++++ Collected data

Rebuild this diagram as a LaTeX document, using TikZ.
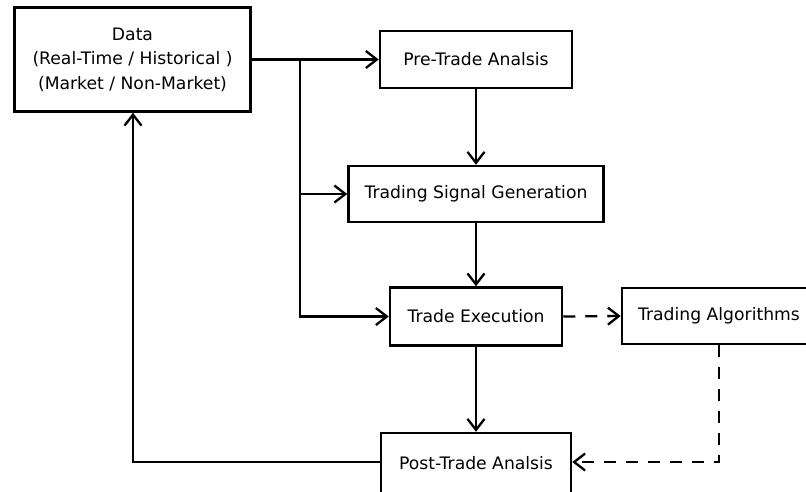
\documentclass[tikz,border=0pt]{standalone}
\usepackage{fontspec}
\setmainfont{DejaVu Sans}
\usetikzlibrary{arrows.meta}
\begin{document}
\begin{tikzpicture}[x=1pt,y=-1pt,
  box/.style={draw=black, line width=2.5pt, fill=white, inner sep=0pt,
    align=center, font=\fontsize{17.2}{24.5}\selectfont},
  flow/.style={line width=2.3pt, -{Straight Barb[length=11pt,width=17pt,line width=2.3pt]}},
  dflow/.style={flow, dash pattern=on 12pt off 10pt}]
\clip (0,0) rectangle (806,491);
\fill[white] (0,0) rectangle (806,491);

\node[box, minimum width=236pt, minimum height=104pt] (data) at (132.5,59.5)
  {Data\\(Real-Time / Historical )\\(Market / Non-Market)};
\node[box, minimum width=192pt, minimum height=57pt] (pre) at (476,59.5) {Pre-Trade Analsis};
\node[box, minimum width=255pt, minimum height=56pt] (sig) at (476,194) {Trading Signal Generation};
\node[box, minimum width=172pt, minimum height=58pt] (exec) at (476,316.5) {Trade Execution};
\node[box, minimum width=194pt, minimum height=56pt] (algo) at (719,316) {Trading Algorithms};
\node[box, minimum width=190pt, minimum height=60pt] (post) at (476,463) {Post-Trade Analsis};

\coordinate (split) at (300,59.5);
\coordinate (fb) at (133,462);
\coordinate (corner) at (719,462);

\draw[flow] (data.east |- pre.west) -- (pre.west);
\draw[flow] (split) |- (sig.west);
\draw[flow] (split) |- (exec.west);
\draw[flow] (pre.south) -- (sig.north);
\draw[flow] (sig.south) -- (exec.north);
\draw[flow] (exec.south) -- (post.north);
\draw[dflow] (exec.east) -- (algo.west);
\draw[dflow] (algo.south) -- (corner) -- (post.east |- corner);
\draw[flow] (post.west |- fb) -- (fb) -- (fb |- data.south);
\end{tikzpicture}
\end{document}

++++++++

### Task description:
Return the material line for line, from its beginning to the line that contains "(corner) at (719,462);", with the pictures left out.

### Result for this exercise:
Rebuild this diagram as a LaTeX document, using TikZ.
\documentclass[tikz,border=0pt]{standalone}
\usepackage{fontspec}
\setmainfont{DejaVu Sans}
\usetikzlibrary{arrows.meta}
\begin{document}
\begin{tikzpicture}[x=1pt,y=-1pt,
  box/.style={draw=black, line width=2.5pt, fill=white, inner sep=0pt,
    align=center, font=\fontsize{17.2}{24.5}\selectfont},
  flow/.style={line width=2.3pt, -{Straight Barb[length=11pt,width=17pt,line width=2.3pt]}},
  dflow/.style={flow, dash pattern=on 12pt off 10pt}]
\clip (0,0) rectangle (806,491);
\fill[white] (0,0) rectangle (806,491);

\node[box, minimum width=236pt, minimum height=104pt] (data) at (132.5,59.5)
  {Data\\(Real-Time / Historical )\\(Market / Non-Market)};
\node[box, minimum width=192pt, minimum height=57pt] (pre) at (476,59.5) {Pre-Trade Analsis};
\node[box, minimum width=255pt, minimum height=56pt] (sig) at (476,194) {Trading Signal Generation};
\node[box, minimum width=172pt, minimum height=58pt] (exec) at (476,316.5) {Trade Execution};
\node[box, minimum width=194pt, minimum height=56pt] (algo) at (719,316) {Trading Algorithms};
\node[box, minimum width=190pt, minimum height=60pt] (post) at (476,463) {Post-Trade Analsis};

\coordinate (split) at (300,59.5);
\coordinate (fb) at (133,462);
\coordinate (corner) at (719,462);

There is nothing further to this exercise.